[Ml-stat-talks] Fwd: [Theory-Group] [pvsnp-all] CCI Monthly Meeting - Friday December 2

David Blei blei at CS.Princeton.EDU
Wed Nov 30 15:33:34 EST 2011

hi all

this week's CCI meeting is devoted to a theoretical perspective on learning.


---------- Forwarded message ----------
From: Zeev Dvir <zeev.dvir at gmail.com>
Date: Wed, Nov 30, 2011 at 8:53 AM
Subject: Fwd: [Theory-Group] [pvsnp-all] CCI Monthly Meeting - Friday December 2
To: David Blei <blei at cs.princeton.edu>

---------- Forwarded message ----------
From: "Grant Schoenebeck" <schoenebeck at gmail.com>
Date: Nov 18, 2011 7:37 AM
Subject: [Theory-Group] [pvsnp-all] CCI Monthly Meeting - Friday December 2
To: <theory-group at lists.cs.princeton.edu>
Cc: "expeditions project list" <pvsnp-all at lists.cs.princeton.edu>

Dear all,

The December CCI monthly meeting will be December 2nd in room 402 at
the CS dept. The day will be devoted to discussing and hearing about
new alternative approaches to “learning”.

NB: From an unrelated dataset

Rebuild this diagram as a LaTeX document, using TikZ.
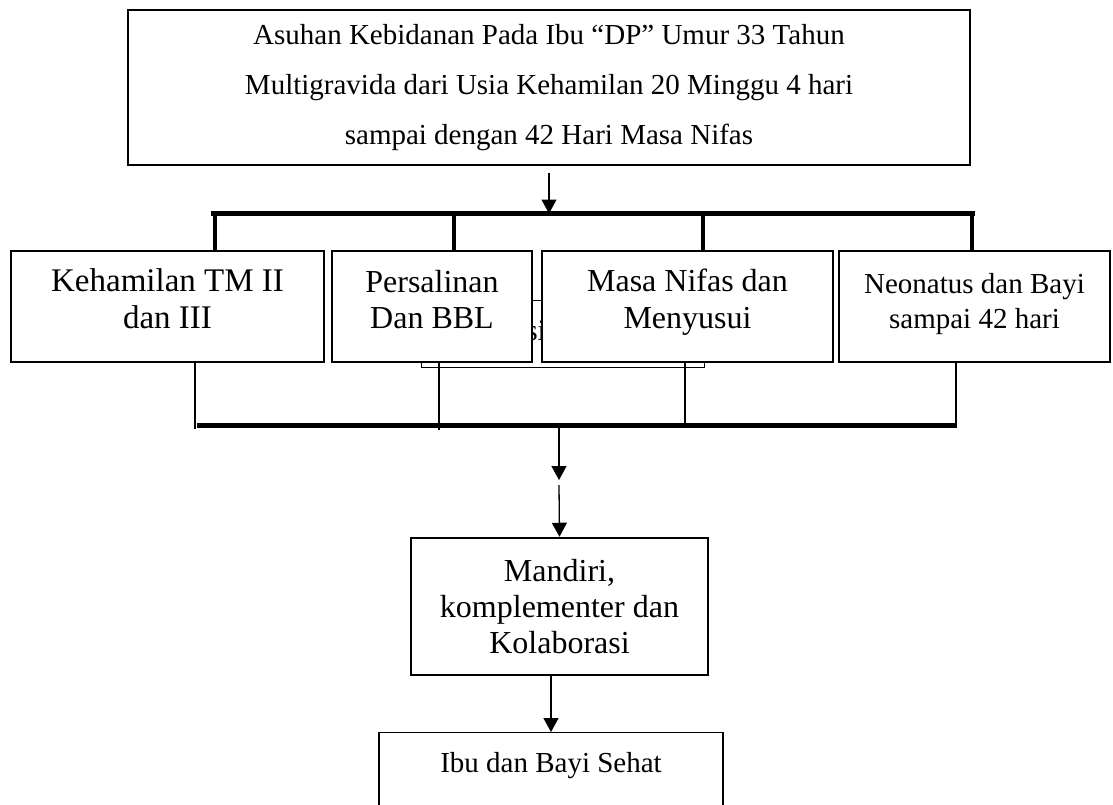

Schedule and abstracts below. I hope to see you for there.





10am-10:30am PC meeting

10:30-10:50am Sanjeev Arora: Is Machine Learning Easy?

10:50am-11:30 am Aravindan Vijayaraghavan: Approximation Algorithms
for Semi-random Partitioning problems

11:30am-12:10 pm Rong Ge: Computing a Nonnegative Matrix Factorization
— Provably

12:10pm-1:25pm Lunch

1:25pm-1:45pm Grant Schoenebeck: Finding Overlapping Communities in
Social Networks: Toward a Rigorous Approach

1:45pm - Avi Wigderson: Restriction Access



Sanjeev Arora: Is Machine Learning Easy?

I’ll briefly talk about the roadblock in computational learning theory
–namely, that most interesting learning problems are hard—and some
vague thoughts about how one may circumvent it, using some of the
day’s talks as examples.

Aravindan Vijayaraghavan: Approximation Algorithms for Semi-random
Partitioning problems.

We propose and study a new semi-random model for graph partitioning
problems.We believe that it captures many properties of real–world
instances. The model is more flexible than the semi-random model of
Feige and Kilian and planted random model ofBui, Chaudhuri, Leighton
and Sipser.

We develop a general framework for solving semi-random instances and
apply it to several problems of interest.We present constant factor
bi-criteria approximation algorithms for semi-random instances of the
Balanced Cut, Multicut, Min Uncut and Small-Set Expansion problems. We
also show how toalmost recover the optimal solution if the instance
satisfies an additional expanding condition. Our algorithmswork in a
wider range of parameters than algorithms for previously studied
random and semi-random models.

Joint work with Konstantin Makarychev and Yury Makarychev

Rong Ge: Computing a Nonnegative Matrix Factorization — Provably

In the Nonnegative Matrix Factorization (NMF) problem we are given an
$n \times m$ nonnegative matrix $M$ and an integer $r > 0$. Our goal
is to express $M$ as $A W$ where $A$ and $W$ are nonnegative matrices
of size $n \times r$ and $r \times m$ respectively. In some
applications, it makes sense to ask instead for the product $AW$ to
approximate $M$ — i.e. (approximately) minimize $\norm{M – AW}_F$
where $\norm{}_F$ denotes the Frobenius norm; we refer to this as
Approximate NMF. This problem has a rich history spanning quantum
mechanics, probability theory, data analysis, polyhedral
combinatorics, communication complexity, demography, chemometrics,
etc. In the past decade NMF has become enormously popular in machine
learning, where $A$ and $W$ are computed using a variety of local
search heuristics. Vavasis proved that this problem is NP-complete. We
initiate a study of when this problem is solvable in polynomial time:

1. We give a polynomial-time algorithm for exact and approximate NMF
for every constant $r$. Indeed NMF is most interesting in applications
precisely when $r$ is small.

2. We complement this with a hardness result, that if exact NMF can be
solved in time $(nm)^{o(r)}$, 3-SAT has a sub-exponential time
algorithm. This rules out substantial improvements to the above

3. We give an algorithm that runs in time polynomial in $n$, $m$ and
$r$ under the separablity condition identified by Donoho and Stodden
in 2003. The algorithm may be practical since it is simple and noise
tolerant (under benign assumptions). Separability is believed to hold
in many practical settings.
To the best of our knowledge, this last result is the first example of
a polynomial-time algorithm that provably works under a non-trivial
condition on the input and we believe that this will be an interesting
and important direction for future work

Joint work with Sanjeev Arora, Ravi Kannan, and Ankur Moitra.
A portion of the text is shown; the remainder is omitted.